16.) Submit your Web site to the top five directories: Google, MSN, Alexa, Yahoo, and DMOZ.
18.) Write your bio and have someone who can be objective critique it; you’ll need it when you start pitching yourself to the media.
19.) Schedule your first book event!
20.) Start your own email newsletter; it’s a great way to keep readers, friends and family updated and informed on your success.
21.) Start a Twitter account and begin tweeting. If you don’t think Twitter is significant, think again; it’s been a major part of our marketing strategy for over 2 years now (before anyone even knew what Twitter was).
22.) Develop a set of questions or discussion topics that book clubs can use for your book, and post them on your Web site for handy downloads.
23.) Add your book info or URL to your answering machine message.
24.) Start a Facebook Fan page. Fan Pages are much better than groups because they’re searchable in Google.
25.) See if you can get your friends to host a “book party” in their home. You come in and discuss your book and voila, a captive audience!
26.) Find some catalogs you think your book would be perfect for and then submit your packet to them for consideration. If you’re unsure of what catalogs might work for you, head on over to http://www.catalogs.com and peruse their list.
27.) Go around to your local retailers and see if they’ll carry your book; even if it’s on consignment, it might be worth it!
28.) Add your book to Google Book Search.
29.) Research some authors with similar subjects and then offer to exchange links with them.
30.) Start a Squidoo page and make sure it’s linked to your Twitter Account and Facebook Fan page.
31.) Make sure your blog is connected to Amazon.com via their Amazon connect program (yes, it’s free).
32.) Ask friends and family to email five people they know and tell them about your book.
33.) Leave your business card, bookmark, or book flyer wherever you go.
34.) Subscribe to Google Alerts and make sure that you are getting alerts under your name as well as your book title(s), brand, and keywords.
35.) Pitch yourself to your local television stations.
36.) Pitch yourself to your local print media.
37.) Work on the Q&A for your press kit. You’ll need it when you start booking media interviews!

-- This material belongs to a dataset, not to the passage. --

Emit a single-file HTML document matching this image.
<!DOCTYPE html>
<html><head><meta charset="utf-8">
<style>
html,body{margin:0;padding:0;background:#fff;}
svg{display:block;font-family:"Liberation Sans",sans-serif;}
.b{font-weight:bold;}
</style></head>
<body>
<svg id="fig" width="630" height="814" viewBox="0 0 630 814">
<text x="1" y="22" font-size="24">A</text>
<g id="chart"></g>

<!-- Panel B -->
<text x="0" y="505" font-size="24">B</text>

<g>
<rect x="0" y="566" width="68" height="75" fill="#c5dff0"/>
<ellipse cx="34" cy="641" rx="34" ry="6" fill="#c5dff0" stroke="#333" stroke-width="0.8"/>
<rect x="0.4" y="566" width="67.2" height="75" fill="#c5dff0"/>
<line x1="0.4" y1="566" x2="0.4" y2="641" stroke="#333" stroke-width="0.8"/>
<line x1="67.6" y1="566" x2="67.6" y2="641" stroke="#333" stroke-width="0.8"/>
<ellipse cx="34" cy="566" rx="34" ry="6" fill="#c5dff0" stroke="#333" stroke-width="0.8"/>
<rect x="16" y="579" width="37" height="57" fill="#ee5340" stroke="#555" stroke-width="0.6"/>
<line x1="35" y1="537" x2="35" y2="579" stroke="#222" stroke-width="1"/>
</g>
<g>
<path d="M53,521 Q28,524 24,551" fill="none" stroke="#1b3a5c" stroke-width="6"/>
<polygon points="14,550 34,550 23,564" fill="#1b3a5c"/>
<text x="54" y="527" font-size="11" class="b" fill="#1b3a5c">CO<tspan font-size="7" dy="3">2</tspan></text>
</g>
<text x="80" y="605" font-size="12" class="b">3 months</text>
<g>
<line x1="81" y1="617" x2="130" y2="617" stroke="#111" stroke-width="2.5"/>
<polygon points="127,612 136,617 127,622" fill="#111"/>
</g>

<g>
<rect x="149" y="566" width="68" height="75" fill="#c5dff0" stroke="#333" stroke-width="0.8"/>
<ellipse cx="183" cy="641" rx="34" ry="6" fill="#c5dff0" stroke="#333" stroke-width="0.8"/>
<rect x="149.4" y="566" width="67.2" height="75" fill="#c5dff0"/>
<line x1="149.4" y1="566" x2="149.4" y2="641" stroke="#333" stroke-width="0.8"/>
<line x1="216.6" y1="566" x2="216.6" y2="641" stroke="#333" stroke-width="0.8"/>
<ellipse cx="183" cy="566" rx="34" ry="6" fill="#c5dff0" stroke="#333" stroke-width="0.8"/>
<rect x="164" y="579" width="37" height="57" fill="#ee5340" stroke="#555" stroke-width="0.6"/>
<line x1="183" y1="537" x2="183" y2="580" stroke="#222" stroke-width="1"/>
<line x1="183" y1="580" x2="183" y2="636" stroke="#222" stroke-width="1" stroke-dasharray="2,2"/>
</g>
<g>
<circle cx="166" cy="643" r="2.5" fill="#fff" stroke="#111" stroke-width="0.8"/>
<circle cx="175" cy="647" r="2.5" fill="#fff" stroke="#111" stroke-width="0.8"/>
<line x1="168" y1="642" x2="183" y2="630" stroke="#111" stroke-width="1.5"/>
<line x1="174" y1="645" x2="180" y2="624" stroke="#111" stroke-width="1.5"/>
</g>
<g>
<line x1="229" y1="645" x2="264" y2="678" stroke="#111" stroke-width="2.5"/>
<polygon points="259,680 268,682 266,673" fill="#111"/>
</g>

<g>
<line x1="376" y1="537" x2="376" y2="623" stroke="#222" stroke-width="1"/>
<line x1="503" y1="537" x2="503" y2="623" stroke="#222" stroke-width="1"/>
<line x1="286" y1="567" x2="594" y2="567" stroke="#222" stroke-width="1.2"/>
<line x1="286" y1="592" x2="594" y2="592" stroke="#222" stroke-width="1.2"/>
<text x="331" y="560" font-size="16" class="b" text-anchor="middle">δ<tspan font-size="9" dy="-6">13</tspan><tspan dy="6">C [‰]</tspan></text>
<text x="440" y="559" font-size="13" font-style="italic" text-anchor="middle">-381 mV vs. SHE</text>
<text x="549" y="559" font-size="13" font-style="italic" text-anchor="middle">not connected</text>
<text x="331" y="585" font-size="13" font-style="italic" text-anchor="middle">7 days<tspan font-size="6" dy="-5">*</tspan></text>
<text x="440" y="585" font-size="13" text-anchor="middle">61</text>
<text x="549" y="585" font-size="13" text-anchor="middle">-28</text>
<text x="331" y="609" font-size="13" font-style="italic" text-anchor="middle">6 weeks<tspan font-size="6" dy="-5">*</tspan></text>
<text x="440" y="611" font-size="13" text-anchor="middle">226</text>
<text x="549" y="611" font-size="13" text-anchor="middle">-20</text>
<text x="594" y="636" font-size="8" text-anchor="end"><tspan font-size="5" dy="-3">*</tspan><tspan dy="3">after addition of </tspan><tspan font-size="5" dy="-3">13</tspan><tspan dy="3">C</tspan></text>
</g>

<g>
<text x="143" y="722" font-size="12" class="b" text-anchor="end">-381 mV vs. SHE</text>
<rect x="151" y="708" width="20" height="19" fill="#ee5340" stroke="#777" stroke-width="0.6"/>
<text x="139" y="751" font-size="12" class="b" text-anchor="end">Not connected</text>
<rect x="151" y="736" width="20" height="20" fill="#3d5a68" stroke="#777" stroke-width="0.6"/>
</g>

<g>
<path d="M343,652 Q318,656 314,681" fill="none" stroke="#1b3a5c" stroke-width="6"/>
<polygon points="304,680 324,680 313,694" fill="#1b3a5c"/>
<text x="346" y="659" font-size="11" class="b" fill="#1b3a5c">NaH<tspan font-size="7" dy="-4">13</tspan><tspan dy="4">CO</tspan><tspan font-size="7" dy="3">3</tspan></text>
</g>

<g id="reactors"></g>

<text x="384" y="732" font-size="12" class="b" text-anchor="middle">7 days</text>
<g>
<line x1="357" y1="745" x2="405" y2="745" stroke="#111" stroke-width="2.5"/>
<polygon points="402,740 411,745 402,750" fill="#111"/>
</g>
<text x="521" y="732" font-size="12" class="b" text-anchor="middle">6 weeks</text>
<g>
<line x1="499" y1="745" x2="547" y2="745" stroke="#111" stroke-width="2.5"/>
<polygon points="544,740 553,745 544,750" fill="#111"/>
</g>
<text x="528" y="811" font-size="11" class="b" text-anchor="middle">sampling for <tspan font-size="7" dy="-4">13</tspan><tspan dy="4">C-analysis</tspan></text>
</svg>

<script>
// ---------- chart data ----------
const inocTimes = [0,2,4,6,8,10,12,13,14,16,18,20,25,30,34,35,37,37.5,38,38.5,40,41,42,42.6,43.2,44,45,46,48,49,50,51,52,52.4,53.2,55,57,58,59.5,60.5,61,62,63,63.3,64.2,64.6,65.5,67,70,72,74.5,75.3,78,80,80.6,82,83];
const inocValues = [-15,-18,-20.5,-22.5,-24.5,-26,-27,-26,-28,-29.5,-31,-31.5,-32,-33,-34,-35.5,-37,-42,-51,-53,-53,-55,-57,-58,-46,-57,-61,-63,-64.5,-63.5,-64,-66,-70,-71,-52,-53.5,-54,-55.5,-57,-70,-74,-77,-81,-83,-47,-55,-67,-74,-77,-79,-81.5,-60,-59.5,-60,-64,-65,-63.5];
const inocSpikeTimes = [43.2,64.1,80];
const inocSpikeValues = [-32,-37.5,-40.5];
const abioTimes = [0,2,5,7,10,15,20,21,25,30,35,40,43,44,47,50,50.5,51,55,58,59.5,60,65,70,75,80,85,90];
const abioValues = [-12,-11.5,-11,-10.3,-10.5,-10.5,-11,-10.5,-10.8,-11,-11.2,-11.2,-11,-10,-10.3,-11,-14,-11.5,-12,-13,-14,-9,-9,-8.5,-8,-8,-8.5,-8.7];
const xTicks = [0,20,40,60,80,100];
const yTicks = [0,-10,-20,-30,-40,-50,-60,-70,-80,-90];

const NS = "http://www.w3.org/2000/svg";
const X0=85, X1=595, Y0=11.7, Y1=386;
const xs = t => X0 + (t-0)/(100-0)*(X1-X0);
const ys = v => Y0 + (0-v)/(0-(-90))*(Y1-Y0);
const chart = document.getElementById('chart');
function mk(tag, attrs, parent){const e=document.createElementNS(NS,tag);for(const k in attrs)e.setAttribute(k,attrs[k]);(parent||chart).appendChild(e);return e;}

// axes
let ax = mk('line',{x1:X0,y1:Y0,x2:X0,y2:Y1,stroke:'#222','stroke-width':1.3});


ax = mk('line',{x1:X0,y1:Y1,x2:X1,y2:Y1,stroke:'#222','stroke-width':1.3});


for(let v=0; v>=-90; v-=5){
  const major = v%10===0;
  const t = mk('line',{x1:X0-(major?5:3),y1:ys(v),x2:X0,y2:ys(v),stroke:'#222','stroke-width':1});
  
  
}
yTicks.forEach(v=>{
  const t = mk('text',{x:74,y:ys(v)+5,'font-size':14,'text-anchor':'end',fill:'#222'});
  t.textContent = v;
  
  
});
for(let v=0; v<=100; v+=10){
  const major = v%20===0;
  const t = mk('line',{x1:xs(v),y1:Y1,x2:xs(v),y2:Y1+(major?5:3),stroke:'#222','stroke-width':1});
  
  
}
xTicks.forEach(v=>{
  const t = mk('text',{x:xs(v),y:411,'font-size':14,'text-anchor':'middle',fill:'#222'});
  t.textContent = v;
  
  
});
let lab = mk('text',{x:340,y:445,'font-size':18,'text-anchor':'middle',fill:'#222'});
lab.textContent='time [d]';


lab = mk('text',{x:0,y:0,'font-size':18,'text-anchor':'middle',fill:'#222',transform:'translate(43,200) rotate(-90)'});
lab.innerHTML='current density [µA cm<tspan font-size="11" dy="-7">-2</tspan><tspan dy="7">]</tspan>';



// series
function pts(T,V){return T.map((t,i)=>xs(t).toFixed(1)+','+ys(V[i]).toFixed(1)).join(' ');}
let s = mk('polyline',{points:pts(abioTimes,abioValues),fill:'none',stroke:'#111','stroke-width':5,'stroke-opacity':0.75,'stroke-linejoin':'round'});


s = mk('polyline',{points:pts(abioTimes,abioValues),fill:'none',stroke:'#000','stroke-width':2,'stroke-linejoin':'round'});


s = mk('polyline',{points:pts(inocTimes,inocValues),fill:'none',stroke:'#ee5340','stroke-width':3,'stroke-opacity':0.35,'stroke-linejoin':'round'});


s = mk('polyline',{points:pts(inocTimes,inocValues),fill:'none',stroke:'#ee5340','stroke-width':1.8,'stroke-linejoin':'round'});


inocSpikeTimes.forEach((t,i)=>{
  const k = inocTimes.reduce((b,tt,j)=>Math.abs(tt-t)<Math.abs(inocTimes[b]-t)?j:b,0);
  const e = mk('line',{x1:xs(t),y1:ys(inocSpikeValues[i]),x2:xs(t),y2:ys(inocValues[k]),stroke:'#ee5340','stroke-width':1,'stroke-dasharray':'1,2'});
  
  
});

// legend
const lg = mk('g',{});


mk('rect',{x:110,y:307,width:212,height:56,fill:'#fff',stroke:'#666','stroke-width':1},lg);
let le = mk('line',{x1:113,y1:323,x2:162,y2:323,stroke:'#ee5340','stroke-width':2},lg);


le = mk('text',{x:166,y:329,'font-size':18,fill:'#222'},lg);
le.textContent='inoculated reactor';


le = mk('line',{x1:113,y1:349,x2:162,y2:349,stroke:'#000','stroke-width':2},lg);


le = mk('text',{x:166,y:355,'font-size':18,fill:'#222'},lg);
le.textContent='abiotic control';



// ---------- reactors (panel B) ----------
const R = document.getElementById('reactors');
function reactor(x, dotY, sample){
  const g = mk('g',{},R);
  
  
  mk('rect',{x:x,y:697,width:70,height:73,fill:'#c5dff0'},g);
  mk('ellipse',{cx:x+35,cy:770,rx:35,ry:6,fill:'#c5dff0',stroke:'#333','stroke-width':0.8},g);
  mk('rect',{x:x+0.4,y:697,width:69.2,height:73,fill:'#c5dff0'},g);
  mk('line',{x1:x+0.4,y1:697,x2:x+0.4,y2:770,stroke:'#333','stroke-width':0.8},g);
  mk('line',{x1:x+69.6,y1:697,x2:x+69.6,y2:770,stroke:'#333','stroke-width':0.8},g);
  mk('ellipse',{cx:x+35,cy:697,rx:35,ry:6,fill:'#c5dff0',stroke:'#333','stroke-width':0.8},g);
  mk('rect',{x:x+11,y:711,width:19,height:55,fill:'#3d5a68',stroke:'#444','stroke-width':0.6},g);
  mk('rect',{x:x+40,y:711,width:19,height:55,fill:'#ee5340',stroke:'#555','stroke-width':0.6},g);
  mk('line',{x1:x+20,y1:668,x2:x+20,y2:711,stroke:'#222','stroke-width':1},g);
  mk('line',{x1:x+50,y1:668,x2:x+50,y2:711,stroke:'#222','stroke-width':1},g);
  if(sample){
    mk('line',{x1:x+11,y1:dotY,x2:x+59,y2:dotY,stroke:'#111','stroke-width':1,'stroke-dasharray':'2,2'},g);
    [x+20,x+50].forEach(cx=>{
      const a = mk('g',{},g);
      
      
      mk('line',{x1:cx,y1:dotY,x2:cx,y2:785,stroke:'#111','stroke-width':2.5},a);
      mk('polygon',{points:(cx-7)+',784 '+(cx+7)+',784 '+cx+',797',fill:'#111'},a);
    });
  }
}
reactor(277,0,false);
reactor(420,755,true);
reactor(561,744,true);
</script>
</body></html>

38.) Pitch Oprah. Go ahead, you know you want to.
39.) Is the topic of your book in the news? Check your local paper, and write a letter to the editor to share your expertise (and promote your book!).

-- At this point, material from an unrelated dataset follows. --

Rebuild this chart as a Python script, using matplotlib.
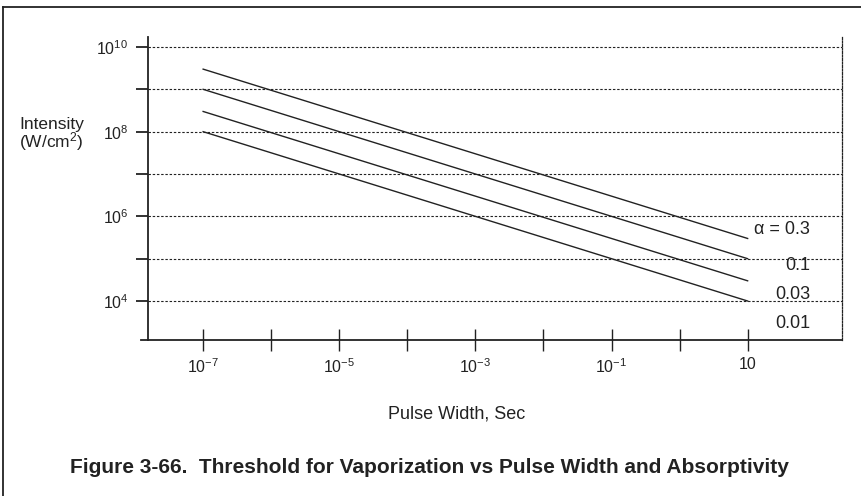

40.) Stop by your local library and see if you can set up an event. They love local authors.
41.) Do you want to get your book into your local library system? Try dropping off a copy to your main library; if they stock it chances are the other branches will too.
42.) Go to Chase’s Calendar of Events (www.Chases.com) and find out how to create your own holiday!
43.) Going on vacation? Use your away-from-home time to schedule a book event or two.
44.) If your book is appropriate, go to local schools to see if you can do a reading.
45.) Got a book that could be sold in bulk? Start with your local companies first and see if they’re interested in buying some promotional copies to give away at company events.
46.) Don’t forget to add reviews to your Web site. Remember that what someone else has to say is one thousand times more effective than anything you could say!
47.) Trying to meet the press? Search the Net for Press Clubs in your area, they meet once a month and are a great place to meet the media.
48.) Want a celebrity endorsement? Find celebs in your market with an interest in your topic and then go for it. Remember all they can say is no. Check out the Actors Guild for a list of celeb representatives.
49.) Ready to get some magazine exposure? Why not pitch some regional and national magazines with your topic or submit a freelance article for reprint consideration?
50.) Work on your next book. Sometimes the best way to sell your first book is by promoting your second.